To do »
The material below should be written out in full and exactly; pictures stay out of the copy.

Information supplied »
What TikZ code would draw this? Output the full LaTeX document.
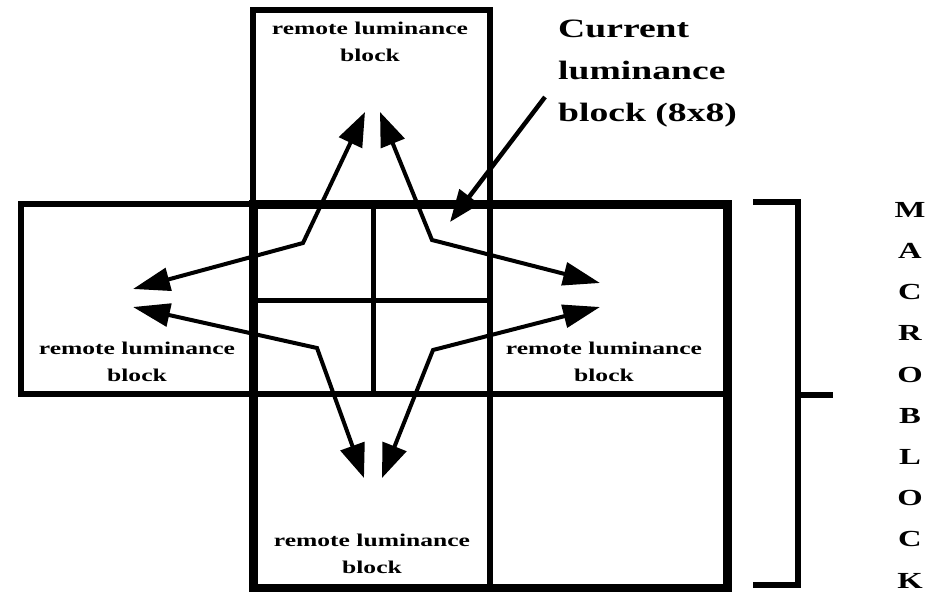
\documentclass[tikz,border=0pt]{standalone}
\usepackage{fontspec}
\newfontfamily\lblfont[FakeStretch=1.42]{Liberation Serif}
\usetikzlibrary{arrows.meta}
\tikzset{
  tipH/.tip={Triangle[length=37pt,width=23pt]},
  tipV/.tip={Triangle[length=34pt,width=25pt]},
}
\begin{document}
\begin{tikzpicture}[x=1pt,y=-1pt,
  thickbox/.style={line width=9pt},
  midline/.style={line width=6.5pt},
  thinline/.style={line width=5pt},
  link/.style={line width=4pt, line join=miter},
  pointer/.style={line width=4.5pt},
  lbl/.style={font=\lblfont\bfseries\fontsize{18}{27}\selectfont, align=center, inner sep=0pt},
  biglbl/.style={font=\lblfont\bfseries\fontsize{26.5}{42}\selectfont, align=left, inner sep=0pt},
  mblbl/.style={font=\lblfont\bfseries\fontsize{23}{41.2}\selectfont, align=center, inner sep=0pt},
]
\useasboundingbox (0,0) rectangle (938,592);
\fill[white] (0,0) rectangle (938,592);

% grid coordinates
\coordinate (mbTL) at (253,204);
\coordinate (mbBR) at (727,588);
\coordinate (topTL) at (253,10);
\coordinate (topBR) at (490,204);
\coordinate (leftTL) at (21,204);
\coordinate (leftBR) at (253,394);
\coordinate (hmidL) at (21,394);
\coordinate (hmidR) at (727,394);
\coordinate (vmidT) at (490,10);
\coordinate (vmidB) at (490,588);
\coordinate (ivT) at (373,204);
\coordinate (ivB) at (373,394);
\coordinate (ihL) at (253,300);
\coordinate (ihR) at (490,300);

% boxes
\draw[midline] (topTL) rectangle (topBR);
\draw[midline] (leftTL) rectangle (leftBR);
\draw[midline] (hmidL) -- (hmidR);
\draw[midline] (vmidT) -- (vmidB);
\draw[thinline] (ivT) -- (ivB);
\draw[thinline] (ihL) -- (ihR);
\draw[thickbox] (mbTL) rectangle (mbBR);

% labels
\node[lbl] (ltop) at (370,42) {remote luminance\\block};
\node[lbl] (lleft) at (137,362) {remote luminance\\block};
\node[lbl] (lright) at (604,362) {remote luminance\\block};
\node[lbl] (lbottom) at (372,554) {remote luminance\\block};
\node[biglbl, anchor=north west] (cur) at (558,20) {Current\\luminance\\block (8x8)};
\node[mblbl, anchor=north] (mb) at (910,202) {M\\A\\C\\R\\O\\B\\L\\O\\C\\K};

% arrow coordinates
\coordinate (a1) at (133,289);
\coordinate (a2) at (303,243);
\coordinate (a3) at (365,112);
\coordinate (b1) at (380,112);
\coordinate (b2) at (432,240);
\coordinate (b3) at (600,283);
\coordinate (c1) at (133,307);
\coordinate (c2) at (317,348);
\coordinate (c3) at (364,478);
\coordinate (d1) at (600,307);
\coordinate (d2) at (433,350);
\coordinate (d3) at (382,478);
\coordinate (p1) at (545,97);
\coordinate (p2) at (450,222);

\draw[link, tipH-tipV] (a1) -- (a2) -- (a3);
\draw[link, tipV-tipH] (b1) -- (b2) -- (b3);
\draw[link, tipH-tipV] (c1) -- (c2) -- (c3);
\draw[link, tipH-tipV] (d1) -- (d2) -- (d3);
\draw[pointer, -{Triangle[length=32pt,width=24pt]}] (p1) -- (p2);

% bracket
\coordinate (brT) at (753,202);
\coordinate (brTR) at (798,202);
\coordinate (brBR) at (798,585);
\coordinate (brB) at (753,585);
\coordinate (brM) at (798,395);
\coordinate (brE) at (833,395);
\draw[midline] (brT) -- (brTR) -- (brBR) -- (brB);
\draw[midline] (brM) -- (brE);
\end{tikzpicture}
\end{document}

Reply to the exercise »
What TikZ code would draw this? Output the full LaTeX document.
\documentclass[tikz,border=0pt]{standalone}
\usepackage{fontspec}
\newfontfamily\lblfont[FakeStretch=1.42]{Liberation Serif}
\usetikzlibrary{arrows.meta}
\tikzset{
  tipH/.tip={Triangle[length=37pt,width=23pt]},
  tipV/.tip={Triangle[length=34pt,width=25pt]},
}
\begin{document}
\begin{tikzpicture}[x=1pt,y=-1pt,
  thickbox/.style={line width=9pt},
  midline/.style={line width=6.5pt},
  thinline/.style={line width=5pt},
  link/.style={line width=4pt, line join=miter},
  pointer/.style={line width=4.5pt},
  lbl/.style={font=\lblfont\bfseries\fontsize{18}{27}\selectfont, align=center, inner sep=0pt},
  biglbl/.style={font=\lblfont\bfseries\fontsize{26.5}{42}\selectfont, align=left, inner sep=0pt},
  mblbl/.style={font=\lblfont\bfseries\fontsize{23}{41.2}\selectfont, align=center, inner sep=0pt},
]
\useasboundingbox (0,0) rectangle (938,592);
\fill[white] (0,0) rectangle (938,592);

% grid coordinates
\coordinate (mbTL) at (253,204);
\coordinate (mbBR) at (727,588);
\coordinate (topTL) at (253,10);
\coordinate (topBR) at (490,204);
\coordinate (leftTL) at (21,204);
\coordinate (leftBR) at (253,394);
\coordinate (hmidL) at (21,394);
\coordinate (hmidR) at (727,394);
\coordinate (vmidT) at (490,10);
\coordinate (vmidB) at (490,588);
\coordinate (ivT) at (373,204);
\coordinate (ivB) at (373,394);
\coordinate (ihL) at (253,300);
\coordinate (ihR) at (490,300);

% boxes
\draw[midline] (topTL) rectangle (topBR);
\draw[midline] (leftTL) rectangle (leftBR);
\draw[midline] (hmidL) -- (hmidR);
\draw[midline] (vmidT) -- (vmidB);
\draw[thinline] (ivT) -- (ivB);
\draw[thinline] (ihL) -- (ihR);
\draw[thickbox] (mbTL) rectangle (mbBR);

% labels
\node[lbl] (ltop) at (370,42) {remote luminance\\block};
\node[lbl] (lleft) at (137,362) {remote luminance\\block};
\node[lbl] (lright) at (604,362) {remote luminance\\block};
\node[lbl] (lbottom) at (372,554) {remote luminance\\block};
\node[biglbl, anchor=north west] (cur) at (558,20) {Current\\luminance\\block (8x8)};
\node[mblbl, anchor=north] (mb) at (910,202) {M\\A\\C\\R\\O\\B\\L\\O\\C\\K};

% arrow coordinates
\coordinate (a1) at (133,289);
\coordinate (a2) at (303,243);
\coordinate (a3) at (365,112);
\coordinate (b1) at (380,112);
\coordinate (b2) at (432,240);
\coordinate (b3) at (600,283);
\coordinate (c1) at (133,307);
\coordinate (c2) at (317,348);
\coordinate (c3) at (364,478);
\coordinate (d1) at (600,307);
\coordinate (d2) at (433,350);
\coordinate (d3) at (382,478);
\coordinate (p1) at (545,97);
\coordinate (p2) at (450,222);

\draw[link, tipH-tipV] (a1) -- (a2) -- (a3);
\draw[link, tipV-tipH] (b1) -- (b2) -- (b3);
\draw[link, tipH-tipV] (c1) -- (c2) -- (c3);
\draw[link, tipH-tipV] (d1) -- (d2) -- (d3);
\draw[pointer, -{Triangle[length=32pt,width=24pt]}] (p1) -- (p2);

% bracket
\coordinate (brT) at (753,202);
\coordinate (brTR) at (798,202);
\coordinate (brBR) at (798,585);
\coordinate (brB) at (753,585);
\coordinate (brM) at (798,395);
\coordinate (brE) at (833,395);
\draw[midline] (brT) -- (brTR) -- (brBR) -- (brB);
\draw[midline] (brM) -- (brE);
\end{tikzpicture}
\end{document}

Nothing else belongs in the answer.